### WORK TO BE COMPLETED
Retype only the lines from the top of the records to the line with "const yInterval = 100;", including that line but none of the pictures.

### PROVIDED RECORDS
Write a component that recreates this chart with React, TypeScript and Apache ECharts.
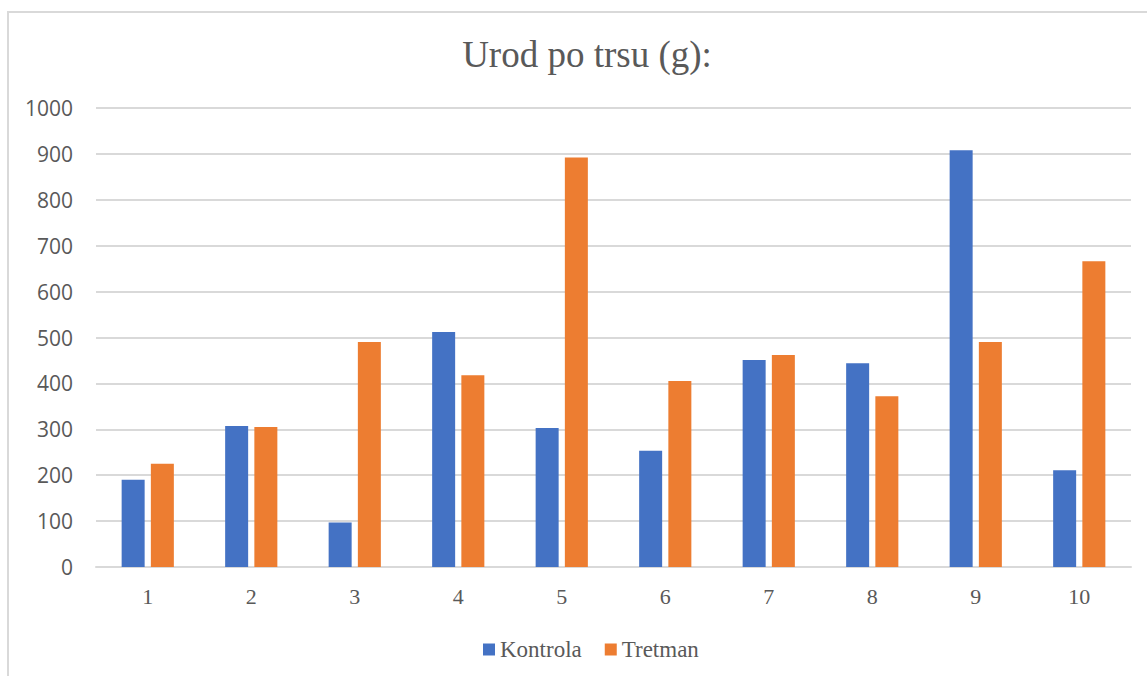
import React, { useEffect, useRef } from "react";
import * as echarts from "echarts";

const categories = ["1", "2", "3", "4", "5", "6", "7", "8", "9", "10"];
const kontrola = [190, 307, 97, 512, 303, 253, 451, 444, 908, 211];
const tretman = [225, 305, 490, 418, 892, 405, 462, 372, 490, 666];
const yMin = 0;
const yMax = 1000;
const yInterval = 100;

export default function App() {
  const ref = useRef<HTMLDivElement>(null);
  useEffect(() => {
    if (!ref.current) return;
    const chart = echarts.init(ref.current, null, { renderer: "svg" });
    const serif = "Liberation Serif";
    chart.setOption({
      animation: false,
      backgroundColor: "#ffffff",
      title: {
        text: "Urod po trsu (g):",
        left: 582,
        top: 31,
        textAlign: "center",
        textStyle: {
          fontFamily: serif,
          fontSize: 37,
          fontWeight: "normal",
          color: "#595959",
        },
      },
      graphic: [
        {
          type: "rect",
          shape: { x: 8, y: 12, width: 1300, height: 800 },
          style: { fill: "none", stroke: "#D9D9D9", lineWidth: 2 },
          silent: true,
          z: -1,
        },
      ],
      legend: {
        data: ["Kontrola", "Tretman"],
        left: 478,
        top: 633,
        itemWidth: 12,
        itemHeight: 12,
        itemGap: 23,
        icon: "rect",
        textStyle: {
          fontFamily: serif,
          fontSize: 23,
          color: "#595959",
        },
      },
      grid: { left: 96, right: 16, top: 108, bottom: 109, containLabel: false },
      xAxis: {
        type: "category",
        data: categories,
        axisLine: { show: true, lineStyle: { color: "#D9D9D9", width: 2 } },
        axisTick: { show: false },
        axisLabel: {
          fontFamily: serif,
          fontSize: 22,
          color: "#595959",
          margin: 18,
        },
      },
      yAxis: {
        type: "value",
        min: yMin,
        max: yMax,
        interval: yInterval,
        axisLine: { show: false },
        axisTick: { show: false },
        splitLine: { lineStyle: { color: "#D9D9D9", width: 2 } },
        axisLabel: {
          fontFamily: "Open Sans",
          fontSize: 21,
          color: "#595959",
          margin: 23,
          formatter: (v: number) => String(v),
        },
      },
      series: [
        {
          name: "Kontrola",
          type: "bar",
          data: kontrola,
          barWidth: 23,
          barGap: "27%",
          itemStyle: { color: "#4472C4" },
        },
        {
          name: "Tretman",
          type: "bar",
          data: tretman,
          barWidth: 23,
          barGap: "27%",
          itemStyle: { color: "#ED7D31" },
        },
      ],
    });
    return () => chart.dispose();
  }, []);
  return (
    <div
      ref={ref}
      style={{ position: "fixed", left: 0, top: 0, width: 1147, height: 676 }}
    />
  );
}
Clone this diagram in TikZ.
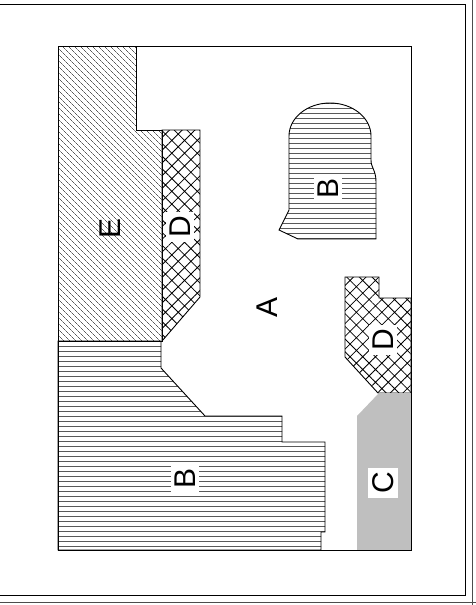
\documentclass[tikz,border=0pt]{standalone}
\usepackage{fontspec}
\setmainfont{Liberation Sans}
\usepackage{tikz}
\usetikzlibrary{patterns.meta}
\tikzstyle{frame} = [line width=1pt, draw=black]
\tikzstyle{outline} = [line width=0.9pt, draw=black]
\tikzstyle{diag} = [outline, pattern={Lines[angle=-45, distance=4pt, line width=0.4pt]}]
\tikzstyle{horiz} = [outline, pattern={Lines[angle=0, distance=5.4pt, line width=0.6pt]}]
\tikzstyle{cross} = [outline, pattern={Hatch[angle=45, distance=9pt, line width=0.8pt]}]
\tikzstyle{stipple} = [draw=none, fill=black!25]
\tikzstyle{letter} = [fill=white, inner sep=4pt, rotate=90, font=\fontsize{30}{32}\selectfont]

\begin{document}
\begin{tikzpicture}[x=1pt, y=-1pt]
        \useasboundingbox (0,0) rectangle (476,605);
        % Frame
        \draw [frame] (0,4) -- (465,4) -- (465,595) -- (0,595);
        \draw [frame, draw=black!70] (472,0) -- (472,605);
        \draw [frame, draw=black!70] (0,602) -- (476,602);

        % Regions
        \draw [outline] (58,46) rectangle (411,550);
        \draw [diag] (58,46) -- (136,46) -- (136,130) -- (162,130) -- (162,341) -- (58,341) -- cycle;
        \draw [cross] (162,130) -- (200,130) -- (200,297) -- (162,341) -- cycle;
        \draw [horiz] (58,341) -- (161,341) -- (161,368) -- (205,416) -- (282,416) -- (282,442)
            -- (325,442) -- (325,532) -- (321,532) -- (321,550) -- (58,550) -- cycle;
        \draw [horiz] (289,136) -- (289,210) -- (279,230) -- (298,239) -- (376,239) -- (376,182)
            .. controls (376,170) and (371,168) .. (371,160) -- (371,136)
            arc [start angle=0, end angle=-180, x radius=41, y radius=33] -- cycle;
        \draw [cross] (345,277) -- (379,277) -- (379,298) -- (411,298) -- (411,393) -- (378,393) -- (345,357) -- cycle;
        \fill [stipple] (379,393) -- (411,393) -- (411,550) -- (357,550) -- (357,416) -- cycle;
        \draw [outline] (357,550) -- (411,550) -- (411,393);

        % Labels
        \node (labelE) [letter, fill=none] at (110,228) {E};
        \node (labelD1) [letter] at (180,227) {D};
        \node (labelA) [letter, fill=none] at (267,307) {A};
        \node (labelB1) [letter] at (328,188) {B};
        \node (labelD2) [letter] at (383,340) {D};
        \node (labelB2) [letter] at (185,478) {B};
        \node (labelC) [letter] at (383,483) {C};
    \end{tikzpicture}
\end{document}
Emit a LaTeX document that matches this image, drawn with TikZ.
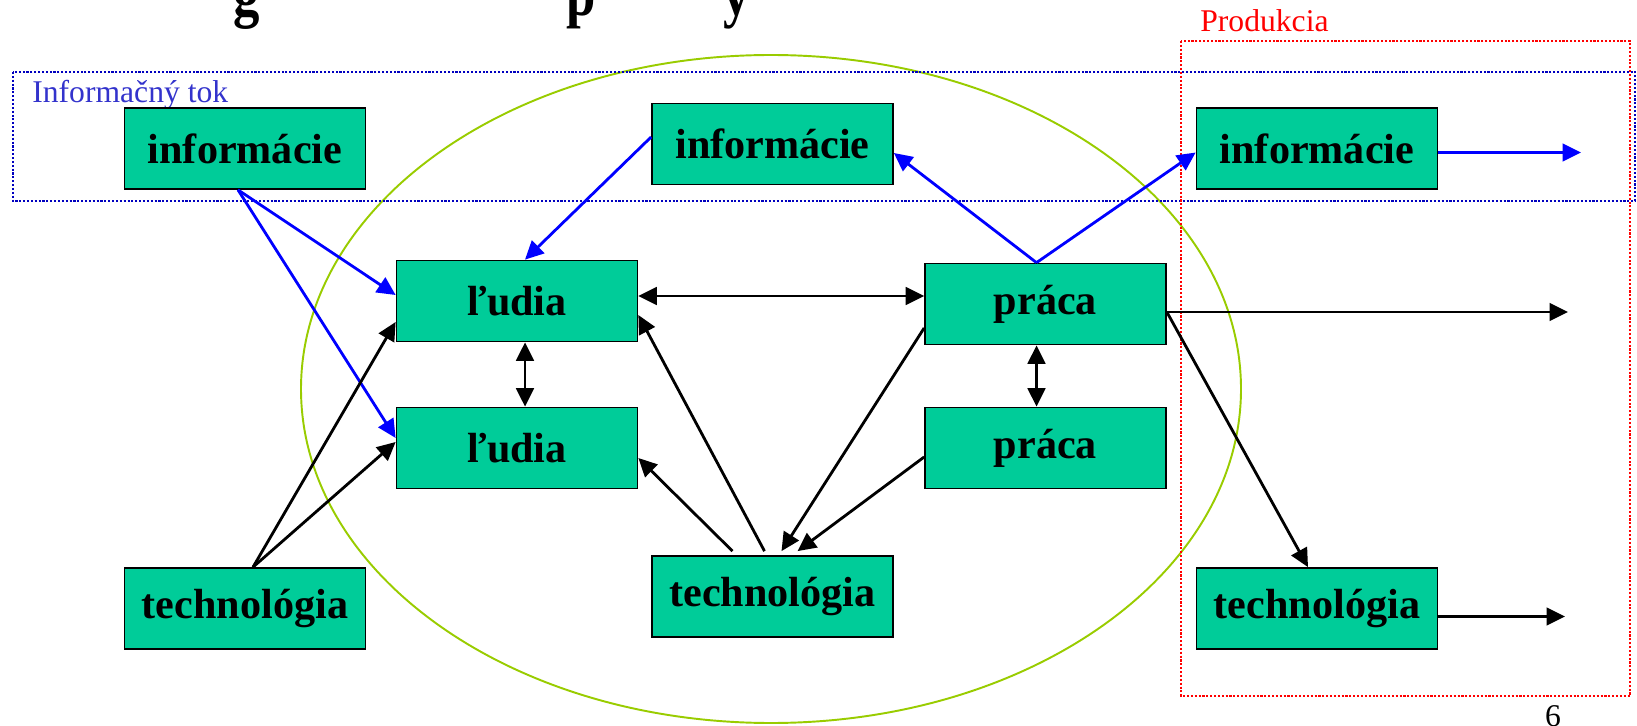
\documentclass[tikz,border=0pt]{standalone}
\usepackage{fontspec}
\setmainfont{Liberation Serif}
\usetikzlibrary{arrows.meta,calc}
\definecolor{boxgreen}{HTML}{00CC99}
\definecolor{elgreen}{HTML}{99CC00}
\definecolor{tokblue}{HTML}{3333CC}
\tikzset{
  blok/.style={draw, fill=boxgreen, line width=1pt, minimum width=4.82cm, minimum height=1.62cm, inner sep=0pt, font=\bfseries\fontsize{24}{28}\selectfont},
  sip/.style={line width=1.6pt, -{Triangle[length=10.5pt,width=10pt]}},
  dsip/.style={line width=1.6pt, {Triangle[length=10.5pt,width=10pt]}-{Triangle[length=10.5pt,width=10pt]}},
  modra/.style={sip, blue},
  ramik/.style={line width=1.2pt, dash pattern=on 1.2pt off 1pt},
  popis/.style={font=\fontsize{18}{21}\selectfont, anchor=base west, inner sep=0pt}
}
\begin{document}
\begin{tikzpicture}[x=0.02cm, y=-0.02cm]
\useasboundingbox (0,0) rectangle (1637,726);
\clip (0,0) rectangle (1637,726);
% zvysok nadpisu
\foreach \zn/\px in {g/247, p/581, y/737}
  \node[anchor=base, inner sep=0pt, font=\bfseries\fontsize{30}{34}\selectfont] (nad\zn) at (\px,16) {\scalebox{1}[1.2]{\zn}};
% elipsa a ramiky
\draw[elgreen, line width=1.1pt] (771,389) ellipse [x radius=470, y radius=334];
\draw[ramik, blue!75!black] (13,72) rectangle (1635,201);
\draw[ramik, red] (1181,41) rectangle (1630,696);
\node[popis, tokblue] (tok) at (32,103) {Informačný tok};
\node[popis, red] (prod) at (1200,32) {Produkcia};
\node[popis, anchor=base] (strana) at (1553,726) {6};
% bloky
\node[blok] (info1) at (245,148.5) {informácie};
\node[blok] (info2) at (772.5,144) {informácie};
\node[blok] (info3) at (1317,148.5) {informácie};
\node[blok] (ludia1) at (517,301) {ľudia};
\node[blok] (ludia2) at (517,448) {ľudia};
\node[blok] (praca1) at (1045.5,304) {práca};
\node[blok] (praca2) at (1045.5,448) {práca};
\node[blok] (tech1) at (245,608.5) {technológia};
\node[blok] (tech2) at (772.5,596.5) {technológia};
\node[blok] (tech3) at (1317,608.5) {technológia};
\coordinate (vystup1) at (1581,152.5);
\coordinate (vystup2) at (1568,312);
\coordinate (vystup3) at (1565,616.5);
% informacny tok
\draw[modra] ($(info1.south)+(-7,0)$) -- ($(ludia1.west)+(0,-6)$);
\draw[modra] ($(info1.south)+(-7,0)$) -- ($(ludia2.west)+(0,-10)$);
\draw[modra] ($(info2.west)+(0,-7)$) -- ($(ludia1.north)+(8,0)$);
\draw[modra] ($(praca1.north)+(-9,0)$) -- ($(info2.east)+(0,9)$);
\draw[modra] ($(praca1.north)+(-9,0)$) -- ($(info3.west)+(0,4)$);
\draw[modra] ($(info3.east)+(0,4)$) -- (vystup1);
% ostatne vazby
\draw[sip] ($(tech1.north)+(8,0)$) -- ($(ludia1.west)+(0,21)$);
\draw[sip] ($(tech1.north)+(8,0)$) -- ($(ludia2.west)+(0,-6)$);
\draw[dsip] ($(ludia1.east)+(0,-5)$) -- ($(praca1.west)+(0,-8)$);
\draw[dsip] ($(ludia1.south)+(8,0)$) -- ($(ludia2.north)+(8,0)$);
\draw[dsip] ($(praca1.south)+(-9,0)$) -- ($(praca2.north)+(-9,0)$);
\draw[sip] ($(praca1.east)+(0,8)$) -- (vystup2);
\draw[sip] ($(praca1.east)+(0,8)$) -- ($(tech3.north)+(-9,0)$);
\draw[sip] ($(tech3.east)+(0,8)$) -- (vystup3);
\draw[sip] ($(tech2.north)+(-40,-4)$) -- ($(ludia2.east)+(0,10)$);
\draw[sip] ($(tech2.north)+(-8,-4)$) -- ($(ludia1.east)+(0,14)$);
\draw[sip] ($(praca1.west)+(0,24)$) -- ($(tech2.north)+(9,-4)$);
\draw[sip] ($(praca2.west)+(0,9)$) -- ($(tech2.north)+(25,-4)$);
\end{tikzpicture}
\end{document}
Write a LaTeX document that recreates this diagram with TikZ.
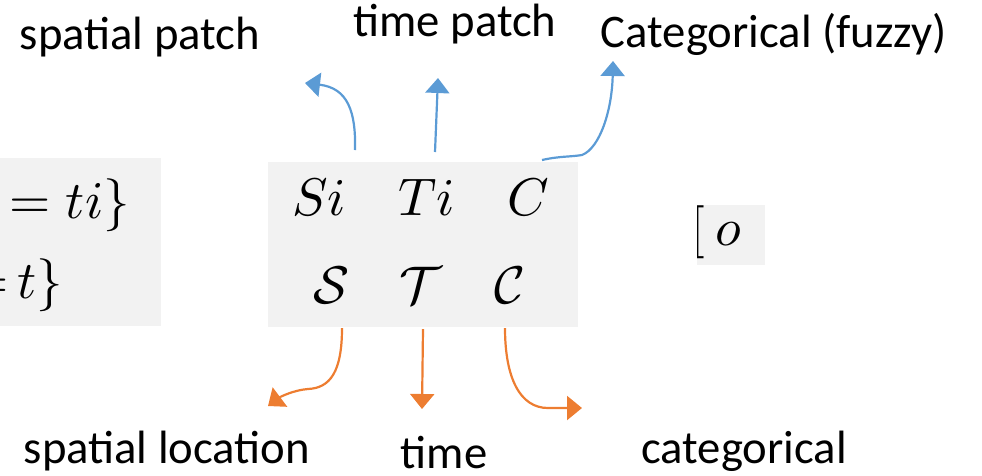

### CORRECT RESPONSE
Write a component that recreates this chart with React, TypeScript and Apache ECharts.
import React, { useEffect, useRef } from "react";
import * as echarts from "echarts";

const categories = ["1", "2", "3", "4", "5", "6", "7", "8", "9", "10"];
const kontrola = [190, 307, 97, 512, 303, 253, 451, 444, 908, 211];
const tretman = [225, 305, 490, 418, 892, 405, 462, 372, 490, 666];
const yMin = 0;
const yMax = 1000;
const yInterval = 100;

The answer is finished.